AIM OF THE TASK =
Repeat the lines of the data that follow, please, starting at the first and stopping after the one with "dom_y = [1 - (cy + R) / H, 1 - (cy - R) / H]".

SOURCE EXCERPT =
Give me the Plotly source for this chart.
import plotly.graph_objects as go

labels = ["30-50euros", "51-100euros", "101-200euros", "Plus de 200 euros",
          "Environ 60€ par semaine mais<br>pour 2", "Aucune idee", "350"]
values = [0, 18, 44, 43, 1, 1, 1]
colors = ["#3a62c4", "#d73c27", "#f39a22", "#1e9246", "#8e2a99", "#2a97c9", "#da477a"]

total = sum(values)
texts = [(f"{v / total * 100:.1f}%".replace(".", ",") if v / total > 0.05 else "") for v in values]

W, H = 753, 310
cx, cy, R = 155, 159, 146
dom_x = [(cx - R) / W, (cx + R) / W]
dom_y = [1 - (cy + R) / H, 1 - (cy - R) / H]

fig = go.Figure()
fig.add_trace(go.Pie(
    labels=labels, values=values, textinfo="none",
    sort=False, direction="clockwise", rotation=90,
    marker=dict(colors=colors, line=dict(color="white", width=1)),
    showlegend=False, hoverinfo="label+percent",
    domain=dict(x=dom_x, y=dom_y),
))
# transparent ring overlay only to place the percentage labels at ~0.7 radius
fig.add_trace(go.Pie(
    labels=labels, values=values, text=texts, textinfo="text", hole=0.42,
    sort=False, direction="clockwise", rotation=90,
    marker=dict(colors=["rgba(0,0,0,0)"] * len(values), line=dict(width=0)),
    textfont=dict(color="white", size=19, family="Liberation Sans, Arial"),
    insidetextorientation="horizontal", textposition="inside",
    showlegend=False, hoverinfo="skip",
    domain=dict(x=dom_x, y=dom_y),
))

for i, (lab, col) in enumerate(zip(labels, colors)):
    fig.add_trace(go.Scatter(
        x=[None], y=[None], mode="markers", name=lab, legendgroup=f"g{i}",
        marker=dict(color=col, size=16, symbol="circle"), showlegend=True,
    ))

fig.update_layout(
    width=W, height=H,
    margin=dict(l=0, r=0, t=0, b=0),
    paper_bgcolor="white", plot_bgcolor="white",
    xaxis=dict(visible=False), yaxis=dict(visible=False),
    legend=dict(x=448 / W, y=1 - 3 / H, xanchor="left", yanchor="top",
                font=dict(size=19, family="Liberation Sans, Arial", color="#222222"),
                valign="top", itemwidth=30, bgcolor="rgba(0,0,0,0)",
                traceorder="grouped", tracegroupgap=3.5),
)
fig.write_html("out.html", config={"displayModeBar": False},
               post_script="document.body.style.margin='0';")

TASK RESPONSE =
Give me the Plotly source for this chart.
import plotly.graph_objects as go

labels = ["30-50euros", "51-100euros", "101-200euros", "Plus de 200 euros",
          "Environ 60€ par semaine mais<br>pour 2", "Aucune idee", "350"]
values = [0, 18, 44, 43, 1, 1, 1]
colors = ["#3a62c4", "#d73c27", "#f39a22", "#1e9246", "#8e2a99", "#2a97c9", "#da477a"]

total = sum(values)
texts = [(f"{v / total * 100:.1f}%".replace(".", ",") if v / total > 0.05 else "") for v in values]

W, H = 753, 310
cx, cy, R = 155, 159, 146
dom_x = [(cx - R) / W, (cx + R) / W]
dom_y = [1 - (cy + R) / H, 1 - (cy - R) / H]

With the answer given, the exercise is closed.